In 1993, while living in Philadelphia, I was playing with an 8-piece band, Near Fatal Funk. That band was experimental though there was a strong funk groove. Maybe it was free-funk… a few years later acid-jazz was in vogue. So go figure. Labeling the band wasn’t a consideration. My association at the time was early 70′s Miles Davis. NFF was the last band I played in where I used a lot of effect pedals. It was fun but the sets became a bit too predictable. My ears were stretching out into other areas and I wanted to spend my time developing other concepts.
Miles Davis was really important for me. I enjoy all of his phases and developments, I mean he was an artist who seemed to be interested in searching and he seemed to hire musicians who felt likewise. His Bitches Brew period is still exciting and I got turned onto that in my mid-teens. I was probably 14 when I checked that out. On The Corner scared the shit out of me when I heard it.
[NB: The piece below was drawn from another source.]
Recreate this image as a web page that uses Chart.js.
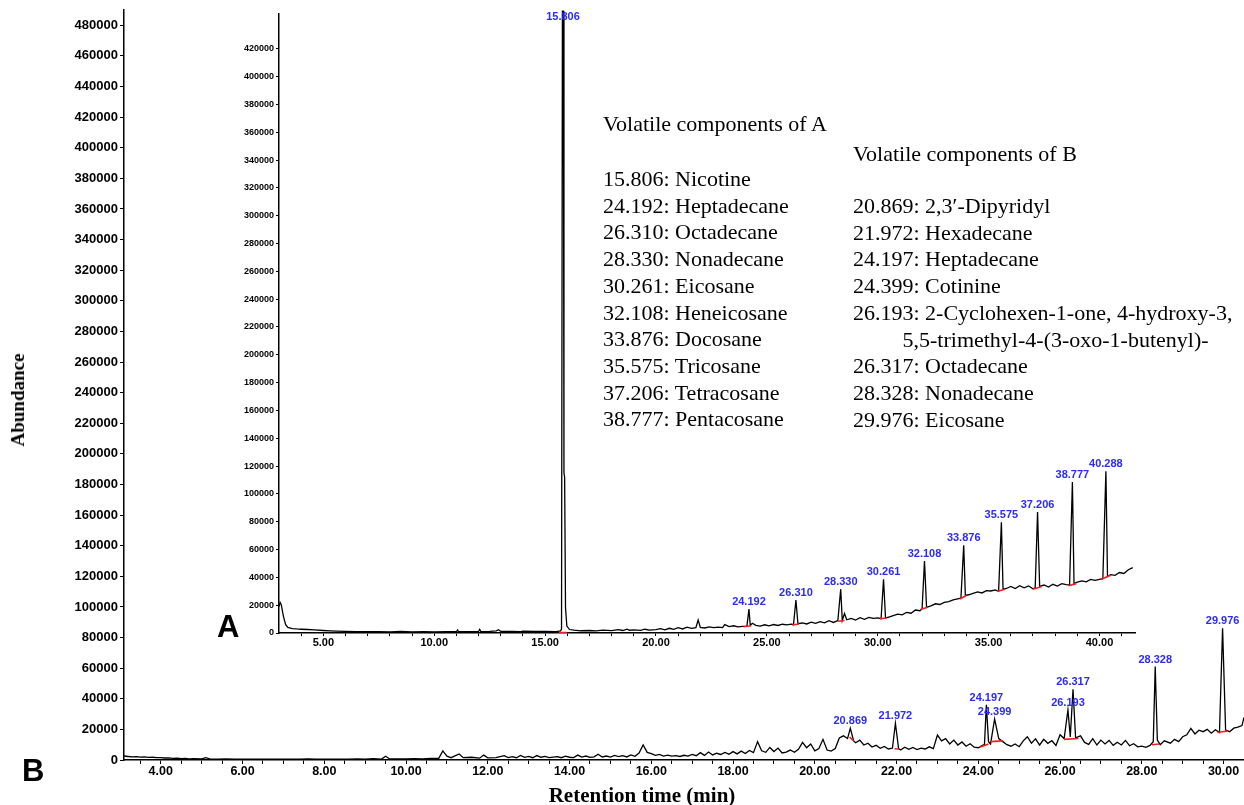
<!DOCTYPE html>
<html>
<head>
<meta charset="utf-8">
<script src="https://cdn.jsdelivr.net/npm/chart.js@4.4.0/dist/chart.umd.min.js"></script>
<style>
  html, body { margin: 0; padding: 0; background: #fff; }
  #wrap { position: relative; width: 1244px; height: 805px; overflow: hidden; }
  canvas { position: absolute; left: 0; top: 0; }
  .note { position: absolute; font-family: 'Liberation Serif', 'DejaVu Serif', serif; font-size: 22px; color: #000; white-space: pre; line-height: 26.7px; }
  .tag { position: absolute; font-family: 'Liberation Sans', Arial, sans-serif; font-weight: bold; font-size: 31px; line-height: 31px; color: #000; }
  .axtitle { position: absolute; font-family: 'Liberation Serif', serif; font-weight: bold; color: #000; white-space: nowrap; }
</style>
</head>
<body>
<div id="wrap">
  <canvas id="chartB" width="1244" height="805"></canvas>
  <canvas id="chartA" width="1244" height="805"></canvas>

  <div class="note" style="left:603px; top:111px;">Volatile components of A</div>
  <div class="note" style="left:603px; top:166px;">15.806: Nicotine
24.192: Heptadecane
26.310: Octadecane
28.330: Nonadecane
30.261: Eicosane
32.108: Heneicosane
33.876: Docosane
35.575: Tricosane
37.206: Tetracosane
38.777: Pentacosane</div>

  <div class="note" style="left:853px; top:141px;">Volatile components of B</div>
  <div class="note" style="left:853px; top:193px;">20.869: 2,3′-Dipyridyl
21.972: Hexadecane
24.197: Heptadecane
24.399: Cotinine
26.193: 2-Cyclohexen-1-one, 4-hydroxy-3,
         5,5-trimethyl-4-(3-oxo-1-butenyl)-
26.317: Octadecane
28.328: Nonadecane
29.976: Eicosane</div>

  <div class="tag" style="left:217px; top:611px;">A</div>
  <div class="tag" style="left:22px; top:755px;">B</div>

  <div class="axtitle" style="font-size:21px; left:642px; top:795px; transform:translate(-50%,-50%);">Retention time (min)</div>
  <div class="axtitle" style="font-size:19px; left:18px; top:400px; transform:translate(-50%,-50%) rotate(-90deg);">Abundance</div>
</div>

<script>
// ---- chromatogram B (outer axes): [retention time, abundance]
const traceB = [
  [3.1,2600],[3.2,2300],[3.3,2000],[3.4,2200],[3.5,1900],[3.6,2000],[3.7,1700],[3.8,1800],[3.9,1500],
  [4.0,1600],[4.1,1300],[4.2,1400],[4.3,1100],[4.4,1200],[4.5,900],[4.6,1100],[4.7,800],[4.8,900],
  [5.0,700],[5.1,1500],[5.2,700],[5.4,600],[5.6,700],[5.8,500],[6.0,600],[6.2,500],[6.4,600],[6.6,500],
  [6.8,600],[7.0,500],[7.2,600],[7.4,500],[7.6,700],[7.8,500],[8.0,600],[8.2,500],[8.4,600],[8.6,500],
  [8.8,700],[9.0,500],[9.2,800],[9.4,600],[9.5,2500],[9.6,700],[9.8,800],[10.0,700],[10.2,900],[10.4,800],
  [10.6,1000],[10.8,1100],[10.9,6000],[11.0,2500],[11.1,1500],[11.3,3900],[11.4,1500],[11.6,1800],[11.8,1200],
  [11.9,3200],[12.0,1400],[12.2,1500],[12.4,2800],[12.5,1600],[12.6,2200],[12.7,1500],[12.8,3000],[12.9,1700],
  [13.0,2400],[13.1,1500],[13.2,2900],[13.3,1800],[13.4,2300],[13.5,1600],[13.7,2200],[13.8,1500],[13.9,2500],
  [14.0,1800],[14.1,1600],[14.2,3200],[14.3,1900],[14.4,2600],[14.5,1700],[14.6,2100],[14.7,3800],[14.8,2000],
  [14.9,2600],[15.0,1900],[15.1,3000],[15.2,2200],[15.3,2800],[15.4,2000],[15.5,3300],[15.6,2400],[15.7,4500],
  [15.8,9800],[15.9,5000],[16.0,4200],[16.1,3000],[16.2,3600],[16.3,2600],[16.4,3200],[16.5,2500],[16.6,2900],
  [16.7,2300],[16.8,3100],[16.9,2500],[17.0,3600],[17.1,2800],[17.2,4800],[17.3,3000],[17.4,5200],[17.5,3300],
  [17.6,4400],[17.7,3600],[17.8,4900],[17.9,3800],[18.0,5500],[18.1,4000],[18.2,5800],[18.3,4200],[18.4,6200],
  [18.5,4800],[18.6,12000],[18.7,6000],[18.8,5000],[18.9,8200],[19.0,5500],[19.1,7800],[19.2,4600],[19.3,5200],
  [19.4,6500],[19.5,5000],[19.6,7000],[19.7,11500],[19.8,8000],[19.9,10500],[20.0,6000],[20.1,7500],[20.2,13500],
  [20.3,6500],[20.4,5800],[20.5,7500],[20.6,14400],[20.7,15800],[20.8,14000],[20.869,20700],[20.95,12500],
  [21.0,11300],[21.1,13000],[21.2,9800],[21.3,11000],[21.4,8500],[21.5,9600],[21.6,7600],[21.7,8800],[21.8,7200],
  [21.9,7800],[21.972,24000],[22.05,7400],[22.1,6500],[22.2,8400],[22.3,7000],[22.4,8200],[22.5,6800],[22.6,7800],
  [22.7,7200],[22.8,8600],[22.9,7400],[23.0,16300],[23.1,12500],[23.2,14000],[23.3,10500],[23.4,13000],[23.5,9800],
  [23.6,11800],[23.7,9000],[23.8,10600],[23.9,8400],[24.0,8000],[24.1,9500],[24.15,10000],[24.197,36000],
  [24.25,12000],[24.3,10500],[24.399,26800],[24.5,14000],[24.6,12000],[24.7,10000],[24.8,9000],[24.9,10500],
  [25.0,8700],[25.1,12500],[25.2,15200],[25.3,11000],[25.4,13800],[25.5,9800],[25.6,13500],[25.7,10900],
  [25.8,12600],[25.9,9500],[26.0,16500],[26.1,14000],[26.193,32700],[26.25,15000],[26.317,46200],[26.38,14500],
  [26.5,15800],[26.6,11500],[26.7,10200],[26.8,14000],[26.9,9800],[27.0,13000],[27.1,10500],[27.2,12800],
  [27.3,9600],[27.4,11600],[27.5,9800],[27.6,12800],[27.7,9300],[27.8,10600],[27.9,8600],[28.0,9000],[28.1,8300],
  [28.2,9500],[28.28,12000],[28.328,61000],[28.38,13000],[28.45,10000],[28.55,12500],[28.7,11000],[28.8,13500],
  [28.9,12000],[29.0,15200],[29.1,16500],[29.2,20700],[29.3,17000],[29.4,19500],[29.5,18500],[29.6,20000],
  [29.7,17500],[29.8,19800],[29.9,18000],[29.976,86000],[30.05,19500],[30.15,18500],[30.25,20800],[30.35,21500],
  [30.45,22500],[30.5,27900]
];

// ---- chromatogram A (inset axes)
const traceA = [
  [3.0,19000],[3.05,22000],[3.1,20500],[3.2,12000],[3.3,6000],[3.4,4000],[3.6,3200],[3.8,2900],[4.0,2700],
  [4.3,2500],[4.6,2300],[5.0,1800],[5.3,1500],[5.6,1300],[6.0,1100],[6.5,1000],[7.0,900],[7.5,1000],[8.0,800],
  [8.5,1100],[9.0,800],[9.5,900],[10.0,800],[10.5,1000],[11.0,900],[11.05,2200],[11.1,900],[11.5,1000],
  [12.0,1100],[12.05,2600],[12.1,1000],[12.5,1200],[12.8,1500],[12.9,2400],[13.0,1100],[13.5,1200],[13.9,1000],
  [14.0,1300],[14.5,1100],[15.0,1200],[15.5,1000],[15.7,1500],[15.74,3000],[15.78,447000],[15.82,447000],
  [15.85,115000],[15.88,112000],[15.92,18000],[15.98,5000],[16.1,2500],[16.3,2000],[16.6,1600],[17.0,1800],
  [17.3,1500],[17.6,2000],[18.0,1700],[18.3,2400],[18.5,1800],[18.7,2800],[18.8,2000],[19.0,2300],[19.3,1900],
  [19.5,2700],[19.7,2100],[20.0,2400],[20.2,3200],[20.4,2300],[20.6,3400],[20.8,2600],[21.0,3800],[21.2,2900],
  [21.4,4200],[21.6,3400],[21.8,3800],[21.9,9300],[22.0,4000],[22.2,3600],[22.4,4400],[22.6,3800],[22.8,4200],
  [23.0,3900],[23.1,6000],[23.3,4600],[23.5,5200],[23.7,4400],[23.9,4800],[24.1,5000],[24.192,17200],[24.25,5600],
  [24.35,7000],[24.5,5500],[24.7,5000],[24.9,5900],[25.1,5200],[25.3,6100],[25.5,5400],[25.7,6300],[25.9,5900],
  [26.1,6400],[26.2,6000],[26.31,23700],[26.4,6800],[26.6,7200],[26.8,6500],[27.0,7800],[27.2,6900],[27.4,8200],
  [27.6,7300],[27.8,8800],[28.0,7600],[28.2,8900],[28.33,31500],[28.4,9000],[28.5,14000],[28.6,9500],[28.8,10500],
  [29.0,9300],[29.2,11000],[29.4,9800],[29.6,11200],[29.8,10500],[30.0,10800],[30.15,10300],[30.261,38700],
  [30.35,10800],[30.5,11500],[30.7,12500],[30.9,13500],[31.1,13000],[31.3,14800],[31.5,14200],[31.7,16500],
  [31.9,16000],[32.0,17500],[32.108,51800],[32.2,18500],[32.4,19500],[32.6,21000],[32.8,20500],[33.0,22000],
  [33.2,22500],[33.4,23800],[33.6,24500],[33.75,25000],[33.876,63000],[33.95,27000],[34.1,27500],[34.3,28500],
  [34.5,29500],[34.7,28800],[34.9,30500],[35.1,30200],[35.3,31000],[35.45,30000],[35.575,79600],[35.65,31500],
  [35.8,32000],[36.0,33500],[36.2,32000],[36.4,34000],[36.6,32500],[36.8,33800],[37.0,31800],[37.1,32500],
  [37.206,87000],[37.3,33500],[37.5,34500],[37.7,33000],[37.9,35000],[38.1,33800],[38.3,35500],[38.5,34800],
  [38.65,34500],[38.777,108500],[38.85,35500],[39.0,36500],[39.2,37500],[39.4,36800],[39.6,38500],[39.8,37800],
  [40.0,38500],[40.15,39000],[40.288,116300],[40.36,40500],[40.5,42000],[40.7,41500],[40.9,43500],[41.1,42800],
  [41.3,45500],[41.5,47000]
];

// labelled peaks: retention time and apex abundance
const aPeakTimes = [15.806, 24.192, 26.310, 28.330, 30.261, 32.108, 33.876, 35.575, 37.206, 38.777, 40.288];
const aPeakTops  = [447000, 17200, 23700, 31500, 38700, 51800, 63000, 79600, 87000, 108500, 116300];
const bPeakTimes = [20.869, 21.972, 24.197, 24.399, 26.193, 26.317, 28.328, 29.976];
const bPeakTops  = [20700, 24000, 36000, 26800, 32700, 46200, 61000, 86000];

// integration baselines (red): [t1, y1, t2, y2]
const aBaseMarks = [
  [15.62,300,15.98,300],[23.95,4500,24.3,5200],[26.15,5800,26.45,6500],[28.2,8500,28.5,9000],
  [30.1,10200,30.4,10800],[31.95,17000,32.25,18500],[33.7,24500,34.0,27000],[35.4,30000,35.75,31500],
  [37.0,31500,37.4,33500],[38.6,34000,38.95,35500],[40.05,38500,40.5,41500]
];
const bBaseMarks = [
  [20.85,15000,20.95,12500],[21.95,7400,22.05,7200],[24.05,8500,24.25,10500],[24.3,12000,24.6,12500],
  [26.1,13500,26.45,14000],[28.25,10000,28.42,10500],[29.85,18000,30.1,19000]
];

// tick values
const bXTicks = Array.from({length: 55}, (_, i) => 3.5 + i / 2);      // 3.5 ... 30.5
const bYTicks = Array.from({length: 25}, (_, i) => i * 20000);        // 0 ... 480000
const aXTicks = Array.from({length: 38}, (_, i) => 4 + i);            // 4 ... 41
const aYTicks = Array.from({length: 22}, (_, i) => i * 20000);        // 0 ... 420000

const sans = "'Liberation Sans', Arial, sans-serif";

function toXY(pairs) { return pairs.map(p => ({x: p[0], y: p[1]})); }
function markData(marks) {
  const out = [];
  marks.forEach(m => out.push({x: m[0], y: m[1]}, {x: m[2], y: m[3]}, {x: m[2], y: null}));
  return out;
}
function peakLabels(times, tops) {
  return {
    id: 'peakLabels',
    afterDatasetsDraw(chart) {
      const {ctx, chartArea} = chart;
      const x = chart.scales.x, y = chart.scales.y;
      ctx.save();
      ctx.font = 'bold 11px ' + sans;
      ctx.fillStyle = '#2a2aff';
      ctx.textAlign = 'center';
      ctx.textBaseline = 'middle';
      times.forEach((t, i) => {
        const px = x.getPixelForValue(t);
        const py = Math.max(y.getPixelForValue(tops[i]) - 7, chartArea.top + 3);
        ctx.fillText(t.toFixed(3), px, py);
      });
      ctx.restore();
    }
  };
}

function makeChart(id, cfg) {
  return new Chart(document.getElementById(id), {
    type: 'line',
    data: {
      datasets: [
        { data: markData(cfg.marks), borderColor: '#ff1a1a', borderWidth: 1.6, pointRadius: 0, spanGaps: false },
        { data: toXY(cfg.trace), borderColor: '#000', borderWidth: 1.3, pointRadius: 0, tension: 0, clip: false }
      ]
    },
    options: {
      responsive: false,
      animation: false,
      events: [],
      layout: { padding: cfg.padding },
      plugins: { legend: { display: false }, tooltip: { enabled: false } },
      scales: {
        x: {
          type: 'linear', min: cfg.xMin, max: cfg.xMax,
          afterBuildTicks: s => { s.ticks = cfg.xTicks.map(v => ({value: v})); },
          afterFit: s => { s.height = cfg.xHeight; },
          ticks: {
            autoSkip: false, maxRotation: 0, padding: 0, color: '#000',
            font: { family: sans, size: cfg.xFont, weight: 'bold' },
            callback: v => (v % cfg.xLabelEvery === 0 ? v.toFixed(2) : '')
          },
          grid: { drawOnChartArea: false, tickLength: cfg.tickLen, color: '#000' },
          border: { color: '#000', width: 1.5 }
        },
        y: {
          min: 0, max: cfg.yMax,
          afterBuildTicks: s => { s.ticks = cfg.yTicks.map(v => ({value: v})); },
          afterFit: s => { s.width = cfg.yWidth; },
          ticks: {
            padding: 2, color: '#000',
            font: { family: sans, size: cfg.yFont, weight: 'bold' },
            callback: v => String(v)
          },
          grid: { drawOnChartArea: false, tickLength: cfg.tickLen, color: '#000' },
          border: { color: '#000', width: 1.5 }
        }
      }
    },
    plugins: [peakLabels(cfg.peakTimes, cfg.peakTops)]
  });
}

makeChart('chartB', {
  trace: traceB, marks: bBaseMarks, peakTimes: bPeakTimes, peakTops: bPeakTops,
  xMin: 3.1, xMax: 30.5, yMax: 490000, xTicks: bXTicks, yTicks: bYTicks, xLabelEvery: 2,
  padding: { top: 10, left: 0, right: 0, bottom: 0 }, xHeight: 45, yWidth: 124,
  xFont: 12.5, yFont: 13, tickLen: 4
});

makeChart('chartA', {
  trace: traceA, marks: aBaseMarks, peakTimes: aPeakTimes, peakTops: aPeakTops,
  xMin: 3.0, xMax: 41.6, yMax: 445000, xTicks: aXTicks, yTicks: aYTicks, xLabelEvery: 5,
  padding: { top: 14, left: 219, right: 109, bottom: 147 }, xHeight: 25, yWidth: 60,
  xFont: 11, yFont: 9, tickLen: 3
});
</script>
</body>
</html>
I mean it, I was living in the basement of my parent’s place and by the time Black Satin came on… there were unseen forces visiting and the hair on the back of my neck stood up.
Who were the players you felt had something in common with your goals as a musician?
John Coltrane, Wes Montgomery, Joe Pass, Eric Dolphy, McCoy Tyner, Pat Martino, John McLaughlin, I mean Christ, there are so many. Duke Ellington, Monk, oh man Monk. Cecil Taylor, Steve Lacy, Anthony Braxton, Teddy Wilson, Billie Holiday – you know her phrasing and really subtle glissando, Albert Ayler, Andrew Hill, Bud Powell, Art Tatum and of course Charlie Parker – he and Trane and Miles were the first horn players I tried to play along with. There are so many fine musicians. Goals as a musician? There are so many goals – musical, aesthetic, extra-musical – it’s intertwined with your life, cause you know at the end of the day you gotta live with yourself so it became, for me, “What kind of man do you want to be?” Anyway, the people I have already mentioned, and many that I haven’t, remain heroic because of their perseverance and devotion to the development of their concept level.